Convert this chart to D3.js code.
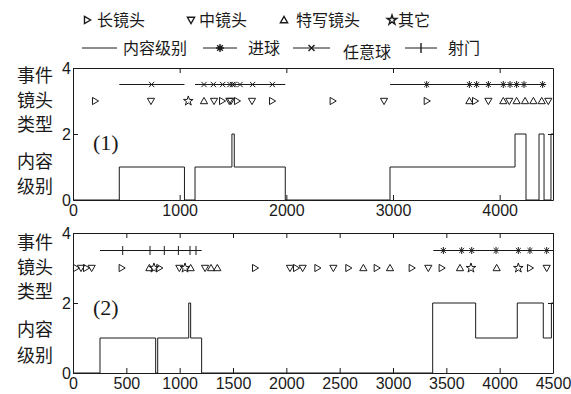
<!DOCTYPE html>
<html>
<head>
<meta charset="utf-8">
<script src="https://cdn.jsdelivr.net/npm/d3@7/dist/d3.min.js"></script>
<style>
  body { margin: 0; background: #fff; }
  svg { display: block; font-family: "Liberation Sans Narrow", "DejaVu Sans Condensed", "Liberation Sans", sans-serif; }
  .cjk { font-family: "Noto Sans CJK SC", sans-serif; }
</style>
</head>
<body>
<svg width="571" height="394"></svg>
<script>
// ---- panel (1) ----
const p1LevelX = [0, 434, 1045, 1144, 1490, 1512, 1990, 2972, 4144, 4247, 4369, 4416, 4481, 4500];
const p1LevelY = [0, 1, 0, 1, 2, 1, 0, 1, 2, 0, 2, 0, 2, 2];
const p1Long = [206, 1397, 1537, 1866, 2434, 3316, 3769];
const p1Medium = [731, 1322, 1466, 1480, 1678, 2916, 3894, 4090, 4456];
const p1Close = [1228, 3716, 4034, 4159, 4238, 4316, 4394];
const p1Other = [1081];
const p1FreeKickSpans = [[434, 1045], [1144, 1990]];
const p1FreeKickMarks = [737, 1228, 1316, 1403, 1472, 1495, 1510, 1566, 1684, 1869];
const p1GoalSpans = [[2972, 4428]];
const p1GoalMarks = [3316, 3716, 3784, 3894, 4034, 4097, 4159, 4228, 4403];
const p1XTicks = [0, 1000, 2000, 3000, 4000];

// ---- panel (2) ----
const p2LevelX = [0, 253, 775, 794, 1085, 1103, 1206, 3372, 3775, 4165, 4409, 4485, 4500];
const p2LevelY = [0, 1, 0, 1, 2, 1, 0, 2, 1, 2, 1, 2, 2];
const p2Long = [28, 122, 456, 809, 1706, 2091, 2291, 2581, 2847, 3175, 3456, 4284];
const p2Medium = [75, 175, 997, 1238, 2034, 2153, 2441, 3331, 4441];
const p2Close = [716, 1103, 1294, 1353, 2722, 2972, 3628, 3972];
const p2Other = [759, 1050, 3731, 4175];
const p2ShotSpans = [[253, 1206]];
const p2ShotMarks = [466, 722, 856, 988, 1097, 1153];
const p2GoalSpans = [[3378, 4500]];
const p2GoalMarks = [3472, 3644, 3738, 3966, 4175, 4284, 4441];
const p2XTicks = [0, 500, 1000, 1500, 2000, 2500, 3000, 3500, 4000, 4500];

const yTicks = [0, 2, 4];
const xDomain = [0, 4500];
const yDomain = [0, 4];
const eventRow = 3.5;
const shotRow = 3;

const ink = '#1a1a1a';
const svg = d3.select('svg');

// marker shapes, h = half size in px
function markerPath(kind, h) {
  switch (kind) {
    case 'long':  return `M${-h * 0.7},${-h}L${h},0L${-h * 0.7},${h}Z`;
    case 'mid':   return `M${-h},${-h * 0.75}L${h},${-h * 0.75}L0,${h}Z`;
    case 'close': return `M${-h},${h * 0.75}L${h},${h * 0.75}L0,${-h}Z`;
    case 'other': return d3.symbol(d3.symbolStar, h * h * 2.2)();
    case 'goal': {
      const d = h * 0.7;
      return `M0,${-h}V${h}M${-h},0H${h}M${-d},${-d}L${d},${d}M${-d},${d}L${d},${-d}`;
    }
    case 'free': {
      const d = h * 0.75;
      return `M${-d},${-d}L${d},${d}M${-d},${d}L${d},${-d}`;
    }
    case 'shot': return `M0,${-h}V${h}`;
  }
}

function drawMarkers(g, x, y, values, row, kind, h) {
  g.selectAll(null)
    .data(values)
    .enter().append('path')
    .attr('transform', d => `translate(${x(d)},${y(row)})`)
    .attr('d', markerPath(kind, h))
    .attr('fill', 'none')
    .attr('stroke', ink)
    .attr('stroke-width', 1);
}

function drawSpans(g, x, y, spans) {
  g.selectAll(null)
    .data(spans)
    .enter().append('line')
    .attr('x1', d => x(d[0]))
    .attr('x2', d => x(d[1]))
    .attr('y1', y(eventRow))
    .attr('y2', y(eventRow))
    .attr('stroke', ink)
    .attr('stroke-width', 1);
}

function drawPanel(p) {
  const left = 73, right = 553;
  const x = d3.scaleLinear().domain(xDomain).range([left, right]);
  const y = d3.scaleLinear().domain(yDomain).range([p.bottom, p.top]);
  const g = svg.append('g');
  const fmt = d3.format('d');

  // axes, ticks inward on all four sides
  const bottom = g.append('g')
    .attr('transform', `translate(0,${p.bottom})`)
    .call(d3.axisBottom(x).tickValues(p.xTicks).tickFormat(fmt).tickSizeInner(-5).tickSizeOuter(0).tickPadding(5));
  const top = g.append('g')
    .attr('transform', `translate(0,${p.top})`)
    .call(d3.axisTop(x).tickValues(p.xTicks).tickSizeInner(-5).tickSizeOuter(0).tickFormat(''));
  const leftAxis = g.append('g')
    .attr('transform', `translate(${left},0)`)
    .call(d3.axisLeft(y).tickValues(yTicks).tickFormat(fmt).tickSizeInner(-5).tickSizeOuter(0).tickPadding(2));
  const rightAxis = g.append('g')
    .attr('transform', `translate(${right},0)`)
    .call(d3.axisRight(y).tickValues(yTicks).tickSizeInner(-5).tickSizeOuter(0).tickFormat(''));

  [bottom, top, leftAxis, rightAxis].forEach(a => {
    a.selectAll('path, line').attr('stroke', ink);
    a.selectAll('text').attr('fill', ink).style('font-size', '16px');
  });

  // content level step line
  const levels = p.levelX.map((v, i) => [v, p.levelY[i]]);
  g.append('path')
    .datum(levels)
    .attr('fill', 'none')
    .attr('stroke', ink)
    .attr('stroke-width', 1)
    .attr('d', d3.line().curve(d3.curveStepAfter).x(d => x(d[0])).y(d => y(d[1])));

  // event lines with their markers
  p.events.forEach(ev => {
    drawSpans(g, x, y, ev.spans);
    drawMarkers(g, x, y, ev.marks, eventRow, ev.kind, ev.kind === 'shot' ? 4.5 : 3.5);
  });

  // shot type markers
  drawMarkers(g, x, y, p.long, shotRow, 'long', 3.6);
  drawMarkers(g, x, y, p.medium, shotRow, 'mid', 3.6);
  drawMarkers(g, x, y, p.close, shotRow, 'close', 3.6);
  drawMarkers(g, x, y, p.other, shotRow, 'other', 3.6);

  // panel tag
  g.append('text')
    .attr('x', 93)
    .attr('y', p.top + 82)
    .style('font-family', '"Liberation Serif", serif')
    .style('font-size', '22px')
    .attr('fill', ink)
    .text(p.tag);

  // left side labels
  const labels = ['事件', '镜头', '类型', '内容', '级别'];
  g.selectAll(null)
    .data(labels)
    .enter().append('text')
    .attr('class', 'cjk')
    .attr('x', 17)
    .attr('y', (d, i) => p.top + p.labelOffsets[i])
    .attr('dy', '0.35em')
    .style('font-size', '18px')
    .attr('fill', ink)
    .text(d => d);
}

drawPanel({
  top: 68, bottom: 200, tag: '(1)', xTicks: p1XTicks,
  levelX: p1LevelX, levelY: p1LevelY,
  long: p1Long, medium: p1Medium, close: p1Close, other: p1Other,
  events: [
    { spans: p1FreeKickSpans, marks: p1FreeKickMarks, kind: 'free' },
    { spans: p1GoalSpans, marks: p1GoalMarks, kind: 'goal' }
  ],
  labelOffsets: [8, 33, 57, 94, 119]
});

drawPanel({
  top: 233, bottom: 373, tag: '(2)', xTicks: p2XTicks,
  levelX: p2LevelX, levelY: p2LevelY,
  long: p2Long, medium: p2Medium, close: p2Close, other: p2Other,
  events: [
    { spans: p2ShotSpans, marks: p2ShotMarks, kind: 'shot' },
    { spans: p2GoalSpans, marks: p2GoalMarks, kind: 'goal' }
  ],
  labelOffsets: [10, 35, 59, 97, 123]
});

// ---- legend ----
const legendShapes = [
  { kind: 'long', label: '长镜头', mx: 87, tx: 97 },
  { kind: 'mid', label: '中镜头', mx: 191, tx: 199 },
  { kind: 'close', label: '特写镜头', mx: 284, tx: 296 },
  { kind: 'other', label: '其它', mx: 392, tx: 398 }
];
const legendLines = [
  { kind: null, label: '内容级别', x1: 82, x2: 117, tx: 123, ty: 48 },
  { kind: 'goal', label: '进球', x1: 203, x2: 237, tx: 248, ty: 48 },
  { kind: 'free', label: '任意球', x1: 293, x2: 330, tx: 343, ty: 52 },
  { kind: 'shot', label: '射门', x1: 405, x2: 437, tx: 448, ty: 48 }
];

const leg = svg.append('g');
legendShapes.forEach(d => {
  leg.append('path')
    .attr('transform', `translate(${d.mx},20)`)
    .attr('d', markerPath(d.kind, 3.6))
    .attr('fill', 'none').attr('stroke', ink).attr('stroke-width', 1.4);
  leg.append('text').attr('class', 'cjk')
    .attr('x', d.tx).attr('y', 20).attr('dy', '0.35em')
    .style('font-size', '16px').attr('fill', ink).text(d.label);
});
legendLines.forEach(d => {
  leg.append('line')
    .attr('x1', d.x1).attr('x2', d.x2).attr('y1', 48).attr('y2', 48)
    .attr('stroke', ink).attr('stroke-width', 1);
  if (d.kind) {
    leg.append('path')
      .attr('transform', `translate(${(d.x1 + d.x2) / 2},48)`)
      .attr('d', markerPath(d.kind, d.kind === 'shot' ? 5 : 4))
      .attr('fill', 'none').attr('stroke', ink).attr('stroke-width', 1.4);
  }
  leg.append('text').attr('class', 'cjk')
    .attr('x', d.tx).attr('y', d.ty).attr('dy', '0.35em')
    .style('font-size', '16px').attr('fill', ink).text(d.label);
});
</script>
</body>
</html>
§
Write down every line from the opening of the listing to the line with "const shotRow = 3;", both included, and nothing else; the pictures are omitted.

(Solution for this task):
Convert this chart to D3.js code.
<!DOCTYPE html>
<html>
<head>
<meta charset="utf-8">
<script src="https://cdn.jsdelivr.net/npm/d3@7/dist/d3.min.js"></script>
<style>
  body { margin: 0; background: #fff; }
  svg { display: block; font-family: "Liberation Sans Narrow", "DejaVu Sans Condensed", "Liberation Sans", sans-serif; }
  .cjk { font-family: "Noto Sans CJK SC", sans-serif; }
</style>
</head>
<body>
<svg width="571" height="394"></svg>
<script>
// ---- panel (1) ----
const p1LevelX = [0, 434, 1045, 1144, 1490, 1512, 1990, 2972, 4144, 4247, 4369, 4416, 4481, 4500];
const p1LevelY = [0, 1, 0, 1, 2, 1, 0, 1, 2, 0, 2, 0, 2, 2];
const p1Long = [206, 1397, 1537, 1866, 2434, 3316, 3769];
const p1Medium = [731, 1322, 1466, 1480, 1678, 2916, 3894, 4090, 4456];
const p1Close = [1228, 3716, 4034, 4159, 4238, 4316, 4394];
const p1Other = [1081];
const p1FreeKickSpans = [[434, 1045], [1144, 1990]];
const p1FreeKickMarks = [737, 1228, 1316, 1403, 1472, 1495, 1510, 1566, 1684, 1869];
const p1GoalSpans = [[2972, 4428]];
const p1GoalMarks = [3316, 3716, 3784, 3894, 4034, 4097, 4159, 4228, 4403];
const p1XTicks = [0, 1000, 2000, 3000, 4000];

// ---- panel (2) ----
const p2LevelX = [0, 253, 775, 794, 1085, 1103, 1206, 3372, 3775, 4165, 4409, 4485, 4500];
const p2LevelY = [0, 1, 0, 1, 2, 1, 0, 2, 1, 2, 1, 2, 2];
const p2Long = [28, 122, 456, 809, 1706, 2091, 2291, 2581, 2847, 3175, 3456, 4284];
const p2Medium = [75, 175, 997, 1238, 2034, 2153, 2441, 3331, 4441];
const p2Close = [716, 1103, 1294, 1353, 2722, 2972, 3628, 3972];
const p2Other = [759, 1050, 3731, 4175];
const p2ShotSpans = [[253, 1206]];
const p2ShotMarks = [466, 722, 856, 988, 1097, 1153];
const p2GoalSpans = [[3378, 4500]];
const p2GoalMarks = [3472, 3644, 3738, 3966, 4175, 4284, 4441];
const p2XTicks = [0, 500, 1000, 1500, 2000, 2500, 3000, 3500, 4000, 4500];

const yTicks = [0, 2, 4];
const xDomain = [0, 4500];
const yDomain = [0, 4];
const eventRow = 3.5;
const shotRow = 3;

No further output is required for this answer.